Hinweis der Redaktion: Soweit uns bekannt, berichten wir den Vorfall exklusiv, die weiteren Rechercheergebnisse sind wie so häufig beim RNB absolut exklusiv.
Frau Markmann hatte allerdings nach eigener Aussage an sehr viele Medien “ihren” Fall per Pressemitteilung berichtet, der von der Tat her – Diebstahl aus Fahrradkorb – schon fast “normal” ist (über 800 Fälle im Bereich PP Mannheim in 2017), aber vom Ergebnis her sehr ungewöhnlich. Denn eine erfolgreiche Fahndung durch private Handy-Ortung, die der Polizei den Weg zum Täter zeigt, ist außergewöhnlich.
Warum andere Medien nicht berichten, ist uns nicht bekannt – möglicherweise, weil es sich bei einem Opfer um eine AfD-Stadträtin handelt. Das allerdings wäre mindestens so fatal wie Vorwürfe, dass über gewisse Tätergruppen nur lückenhaft oder gar nicht berichtet wird. Oder möchten manchen Zeitungen und andere Medien verschweigen, dass das Problem mit kriminellen, angeblichen “UMA” noch längst nicht gelöst ist? Viele brachten die Polizeimeldung, aber nicht die Hintergrundstory. Oder hängt es einfach an mangelhafter Recherche oder wenig Zeit und Können für Recherche? Tipp: Achten Sie auf solche Meldungen und die Quellenangaben. Häufig werden Polizeimeldungen einfach nur umgeschrieben und es wird so getan, als sei das eine eigene redaktionelle Leistung – tatsächlich ist es das nicht.
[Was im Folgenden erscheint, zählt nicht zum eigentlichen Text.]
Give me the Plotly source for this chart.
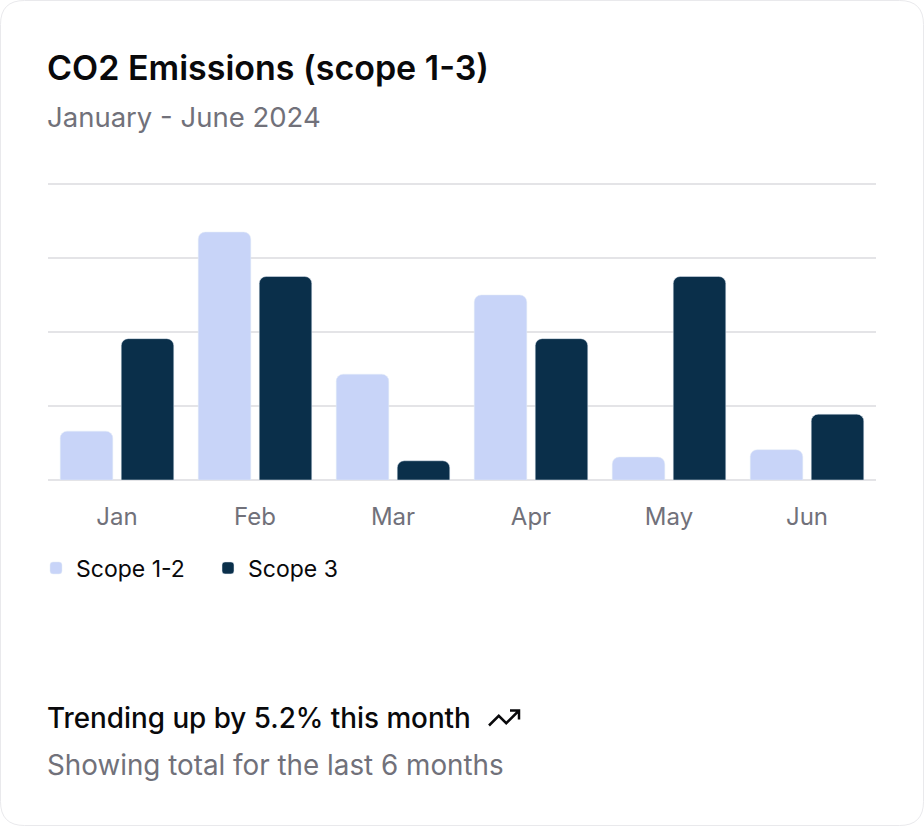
import plotly.graph_objects as go

months = ["Jan", "Feb", "Mar", "Apr", "May", "Jun"]
scope_12 = [66, 335, 143, 250, 31, 41]
scope_3 = [191, 275, 26, 191, 275, 89]

LIGHT = "#c8d4f8"
DARK = "#0a2f4a"
GRAY = "#71717a"
INK = "#09090b"
FONT = "Inter"

W, H = 924, 826
YMAX = 404  # a little headroom so the 400 gridline shows
ML, MR, MB = 48, 48, 346
PH = round(296 * YMAX / 400)
MT = H - MB - PH
PW = W - ML - MR


def py(px_y):
    # pixel row -> paper y
    return (H - MB - px_y) / PH


def pxx(px_x):
    return (px_x - ML) / PW


fig = go.Figure()
fig.add_trace(go.Bar(x=months, y=scope_12, name="Scope 1-2", marker_color=LIGHT))
fig.add_trace(go.Bar(x=months, y=scope_3, name="Scope 3", marker_color=DARK))

# card outline
r = 24
x0, x1, y0, y1 = pxx(0.5), pxx(W - 0.5), py(H - 0.5), py(0.5)
rx, ry = r / PW, r / PH
card = (f"M{x0 + rx},{y1} L{x1 - rx},{y1} Q{x1},{y1} {x1},{y1 - ry} "
        f"L{x1},{y0 + ry} Q{x1},{y0} {x1 - rx},{y0} L{x0 + rx},{y0} "
        f"Q{x0},{y0} {x0},{y0 + ry} L{x0},{y1 - ry} Q{x0},{y1} {x0 + rx},{y1} Z")

# trending-up icon, pixels relative to its bottom-left corner
icon = "M0,0 L9.75,9.75 L17.25,2.25 L30,15 M21,15 L30,15 L30,6"

TX = pxx(45)  # annotation text starts ~3px right of its anchor

fig.update_layout(
    width=W, height=H,
    margin=dict(l=ML, r=MR, t=MT, b=MB),
    paper_bgcolor="white", plot_bgcolor="white",
    font=dict(family=FONT, color=INK),
    barmode="group", bargap=0.116, bargroupgap=0.138, barcornerradius=7,
    showlegend=True,
    legend=dict(orientation="h", x=pxx(36), xanchor="left", y=py(568), yanchor="middle",
                font=dict(size=23, color=INK), itemwidth=30, entrywidth=127,
                traceorder="normal"),
    xaxis=dict(showgrid=False, showline=False, zeroline=False,
               tickfont=dict(size=24, color=GRAY), ticks="", ticklabelstandoff=20),
    yaxis=dict(range=[0, YMAX], dtick=100, showticklabels=False, showline=False,
               gridcolor="#e4e4e7", gridwidth=1.5, zeroline=True,
               zerolinecolor="#e4e4e7", zerolinewidth=1.5),
    shapes=[
        dict(type="path", xref="paper", yref="paper", path=card,
             line=dict(color="#e9e9ec", width=1), layer="below"),
        dict(type="path", xref="paper", yref="paper", xsizemode="pixel",
             ysizemode="pixel", xanchor=pxx(489), yanchor=py(725.5),
             path=icon, line=dict(color=INK, width=2.5)),
    ],
    annotations=[
        dict(text="CO2 Emissions (scope 1-3)", xref="paper", yref="paper",
             x=TX, y=py(67), xanchor="left", yanchor="middle", showarrow=False,
             font=dict(size=34, color=INK, weight=600)),
        dict(text="January - June 2024", xref="paper", yref="paper",
             x=TX, y=py(117), xanchor="left", yanchor="middle", showarrow=False,
             font=dict(size=27.5, color=GRAY)),
        dict(text="Trending up by 5.2% this month", xref="paper", yref="paper",
             x=TX, y=py(718), xanchor="left", yanchor="middle", showarrow=False,
             font=dict(size=27.8, color=INK, weight=500)),
        dict(text="Showing total for the last 6 months", xref="paper", yref="paper",
             x=TX, y=py(765), xanchor="left", yanchor="middle", showarrow=False,
             font=dict(size=27.8, color=GRAY)),
    ],
)

fig.write_html("out.html", config={"displayModeBar": False},
               post_script="document.body.style.margin='0';")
Möglicherweise hängt das auch damit zusammen, dass eine regionale Zeitung und die AfD nicht “so gut” miteinander können. Vor kurzem verlor die Zeitung einen Rechtsstreit gegen die AfD vor dem Landgericht Heidelberg. Die Zeitung wollte erreichen, dass ein AfD-Politiker gewisse Aussagen nicht wiederholen darf. Wir berichten dazu in den kommenden Tagen.
Weiterer Hinweis: Warum berichtet RNB erst jetzt? Weil wir zunächst keine Kenntnis von der Betroffenheit der AfD-Stadträtin hatten. Dann wurde recherchiert, dann die Polizei angefragt und weitere Recherchen unternommen. Die Polizei brauchte etwa eine Woche für die Antwort, was von unserer Seite kein Vorwurf ist. Wir haben ohne Zeitdruck angefragt und vergangene Woche war halt viel zu tun für die Polizeipressestelle.